5 Non-Profit Direct Marketing Approaches
There are a million charities or causes these days. Every few days there is someone at the door. It might be the local baseball team or it might be a local church. Both have their own audience.
Since there’s a lot going on in that general market it’s good to refocus and look at what you’re doing. Below are a few ideas to think over before you design your next campaign.
1. Think direct.
Provide people with tangible ways to engage and respond. Slaveryfootprint.org, for example, provides a downloadable app that allows users to go into stores, check in, and let brands know they care about the use of slaves in their supply chain. Website visitors can instantly send letters, too.

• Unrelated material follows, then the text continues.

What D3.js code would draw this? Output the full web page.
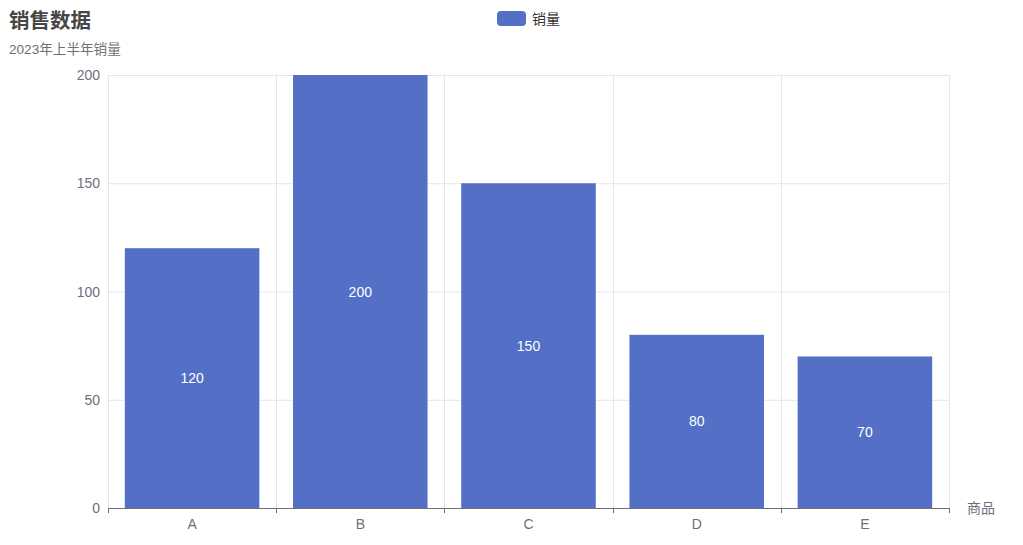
<!DOCTYPE html>
<html><head><meta charset="utf-8">
<script src="https://cdn.jsdelivr.net/npm/d3@7/dist/d3.min.js"></script>
<style>body{margin:0;background:#fff;} svg{display:block;font-family:"Liberation Sans","Noto Sans CJK SC",sans-serif;}</style>
</head><body>
<svg id="c" width="1023" height="545"></svg>
<script>
const categories = ["A","B","C","D","E"];
const salesValues = [120,200,150,80,70];
const yTicks = [0,50,100,150,200];
const seriesName = "销量";
const titleText = "销售数据";
const subtitleText = "2023年上半年销量";
const xAxisName = "商品";

const svg = d3.select("#c");
const m = {left:108, right:949, top:75, bottom:508};
const x = d3.scaleBand().domain(categories).range([m.left, m.right]).paddingInner(0.2).paddingOuter(0.1);
const xb = d3.scaleBand().domain(categories).range([m.left, m.right]);
const y = d3.scaleLinear().domain([0,200]).range([m.bottom, m.top]);

// horizontal grid
svg.append("g").selectAll("line").data(yTicks.filter(d=>d>0)).join("line")
  .attr("x1",m.left).attr("x2",m.right).attr("y1",d=>y(d)+0.5).attr("y2",d=>y(d)+0.5)
  .attr("stroke","#E0E6F1");
// vertical split lines
const bounds = categories.map(c=>xb(c)).concat([m.right]);
svg.append("g").selectAll("line").data(bounds).join("line")
  .attr("x1",d=>Math.round(d)+0.5).attr("x2",d=>Math.round(d)+0.5).attr("y1",m.top).attr("y2",m.bottom)
  .attr("stroke","#E0E6F1");

// bars
svg.append("g").selectAll("rect").data(salesValues).join("rect")
  .attr("x",(d,i)=>x(categories[i])).attr("width",x.bandwidth())
  .attr("y",d=>y(d)).attr("height",d=>m.bottom-y(d)).attr("fill","#5470c6");
// bar labels
svg.append("g").selectAll("text").data(salesValues).join("text")
  .attr("x",(d,i)=>x(categories[i])+x.bandwidth()/2).attr("y",d=>(y(d)+m.bottom)/2)
  .attr("text-anchor","middle").attr("dominant-baseline","central")
  .attr("fill","#fff").attr("font-size",14).text(d=>d);

// x axis
const xa = svg.append("g");
xa.append("line").attr("x1",m.left).attr("x2",m.right).attr("y1",m.bottom+0.5).attr("y2",m.bottom+0.5).attr("stroke","#6E7079");
xa.selectAll("line.t").data(bounds).join("line").attr("class","t")
  .attr("x1",d=>Math.round(d)+0.5).attr("x2",d=>Math.round(d)+0.5).attr("y1",m.bottom).attr("y2",m.bottom+5).attr("stroke","#6E7079");
xa.selectAll("text").data(categories).join("text")
  .attr("x",d=>xb(d)+xb.bandwidth()/2).attr("y",m.bottom+16).attr("text-anchor","middle")
  .attr("dominant-baseline","central").attr("fill","#6E7079").attr("font-size",14).text(d=>d);
svg.append("text").attr("x",m.right+18).attr("y",m.bottom).attr("dominant-baseline","central")
  .attr("fill","#6E7079").attr("font-size",14).text(xAxisName);

// y labels
svg.append("g").selectAll("text").data(yTicks).join("text")
  .attr("x",m.left-8).attr("y",d=>y(d)).attr("text-anchor","end").attr("dominant-baseline","central")
  .attr("fill","#6E7079").attr("font-size",14).text(d=>d);

// title
svg.append("text").attr("x",9).attr("y",20.5).attr("dominant-baseline","central")
  .attr("font-size",20.5).attr("font-weight","bold").attr("fill","#464646").text(titleText);
svg.append("text").attr("x",9).attr("y",49).attr("dominant-baseline","central")
  .attr("font-size",13.6).attr("fill","#6E7079").text(subtitleText);

// legend
svg.append("rect").attr("x",497).attr("y",11).attr("width",29).attr("height",15).attr("rx",4).attr("fill","#5470c6");
svg.append("text").attr("x",532).attr("y",18.5).attr("dominant-baseline","central")
  .attr("font-size",14).attr("fill","#333").text(seriesName);
</script>
</body></html>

It’s all shareable. When people find out they have thirty-four slaves working for them, they often make a public confession. This is taking action, by spreading the word.
2. Focus.
Boil the idea down to a single thought. The human brain is wired to take away one thing from an engagement, whether it’s a conversation with someone, watching a movie, interacting with a digital experience, or watching a commercial. Slaveryfootprint.org wanted people to know that they have slaves working for them and they can find out how many.
3. No guilt.
Don’t pull the guilt lever. It’s too often trotted out in cause marketing, and it’s totally worn out. People find it easier nowadays to turn away when you show them gruesome pictures. Make your message approachable, make it OK, even entertaining to engage with it.
4. Be positive.
Too many cause marketers are anti-consumerist and treat the marketplace as a villain. Avoid the overplayed “companies-are-evil.” If the world economy slows down, people spend less—on for-profit and nonprofit.
5. Be precise.
It’s important to raise consciousness, but it can be misleading if it’s too generalized. In the case of Slaveryfootprint.org, the general view of slavery is the big-brand sweatshop. While there may be some issues there, it’s not the issue. We’re talking about out-and-out slavery in the supply chain, meaning many big brands don’t know that the cotton bought on the open market comes from child slaves in Uzbekistan. Or the seafood industry buys shrimp from shrimp boats that use slaves.